Por su parte Yoan Pérez Bonet y Dayron Fajardo concluyeron el sexto grado en la escuela Anastasio Quiñones, en Las Tunas. Descansan bajo los árboles después de terminar la competencia de nudos, una de las 14 modalidades en las que se concursa en este encuentro.
«¿En qué tiempo hago los nudos? En cinco segundos», responde Yoan. Ante la mirada incrédula, un guía confirma el dato con un movimiento de cabeza. Dayron aclara: «Al principio la soga se nos saltaba de las manos... por poquito terminábamos amarrados. El problema es la práctica».
La historia de esos niños es una de las señales de cómo la vida de los Exploradores abre caminos a estos muchachos. Incluso en los más parcos, como es el caso de Andy Hanzawa González, pionero de 11 años de la escuela Antonio Sánchez Díaz, en la Isla de la Juventud.
Andy mira los árboles y después el cielo. En los ojos achinados se le nota la ascendencia japonesa. Se para y con lo pies alineados empieza a hacer un movimiento. «Esto es para ubicar la posición y los puntos cardinales», dice con tono seco. «¿Sin brújula?», le preguntan. El asiente: «Sin brújula».
«¿Es la única forma?». Frunce el ceño: «No, están los árboles y los nidos de las hormigas». «¿Cómo es eso?». «Las madrigueras y los anillos más gruesos de los árboles siempre están al este.
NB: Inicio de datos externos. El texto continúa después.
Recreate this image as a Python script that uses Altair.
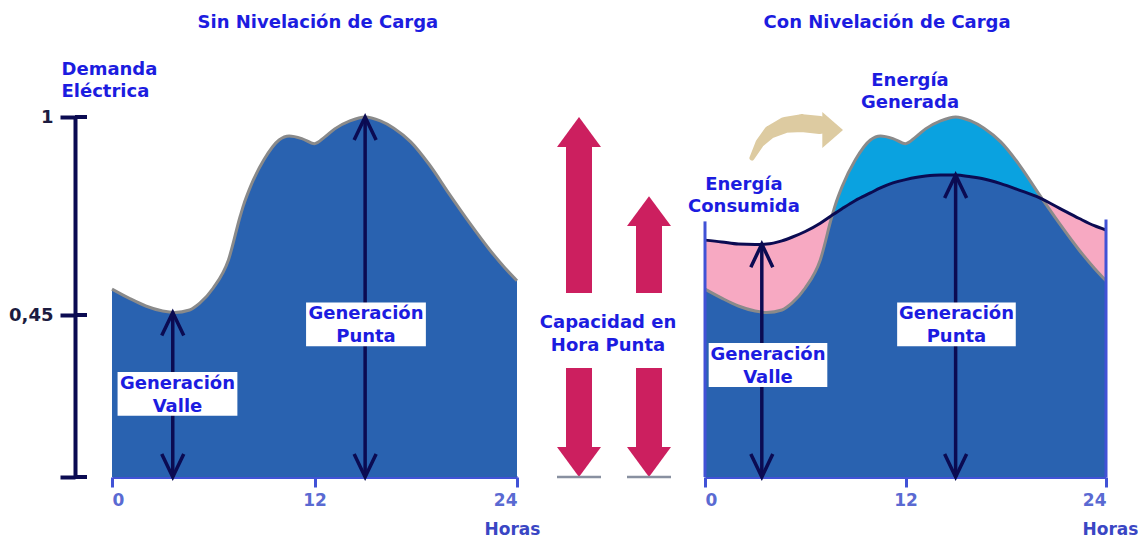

Por ahí te empiezas a ubicar». El último comentario es una provocación: «Andy, pero si al final tú estás chiquito y puedes perderte en el monte». No responde. Solo te mira con sus ojos achinados, como divirtiéndose, mientras te dice con la mirada: «Perderme, yo. ¿Tú estás loco, chico?».
Palo quemadoA la 1:00 p.m. el sol quema. A esa hora, en un potrero al lado del río, se hará la competencia del Palo Quemado. Consiste en construir una hoguera entre dos estacas y un cordel amarrado en las puntas superiores.
Las reglas inviolables son: el cordel no puede ser quemado ni tocado, ni tampoco se puede considerar ganador hasta que la hoguera no prenda de la forma debida. De no cumplirse esos requisitos, entre otros, el equipo es descalificado.
«Ni una rama quedará por todo esto», comentan los guías. Uno de los jueces señala una cortina espesa de bejucos secos, entrelazados con las ramas y hojas frescas. Mueve la mano, como si fuera un gesto de compasión, y dice: «Esto es lo primero que va a desaparecer».
Tuvo razón. Con el pitazo, una oleada de muchachos se lanzó hacia los bejucos. La calma del potrero se había perdido. Un niño pecoso y lleno de sudor pasó por nuestro lado. Llevaba una piedra en sus manos. Otro se lanzó de rodillas y sujetó una estaca. Su compañero empezó a clavarla en medio de los gritos.
«¿Y esta locura?», piensa el observador inexperto y trata de avanzar en medio de los chillidos. Apenas hay tiempo para tomar una foto; por una esquina tres niños empiezan a rallar un fósforo en vano. En las cercanías no hay otro equipo que parezca estar tan avanzado. Uno de los pioneros grita: «Apúrate, apúrate».
El muchacho vuelve a rallar la cerilla y enseguida se escucha una gritería. Unos exploradores con sombreros y camisas verde olivo se lanzan a la carrera hacia donde permanece el resto de su delegación.
Se abrazan dando saltos. Es el equipo de Pinar del Río. Un juez fornido, con pulóver de mangas recortadas, levanta un brazo y dice: «Ganaron». La gritería se hace mayor. «¿Qué tiempo hicieron?», preguntamos, y una jueza abre la libreta. Consulta las notas. «Cuatro minutos con 38 segundos», informa y se echa a reír: «Ganaron sin discusión».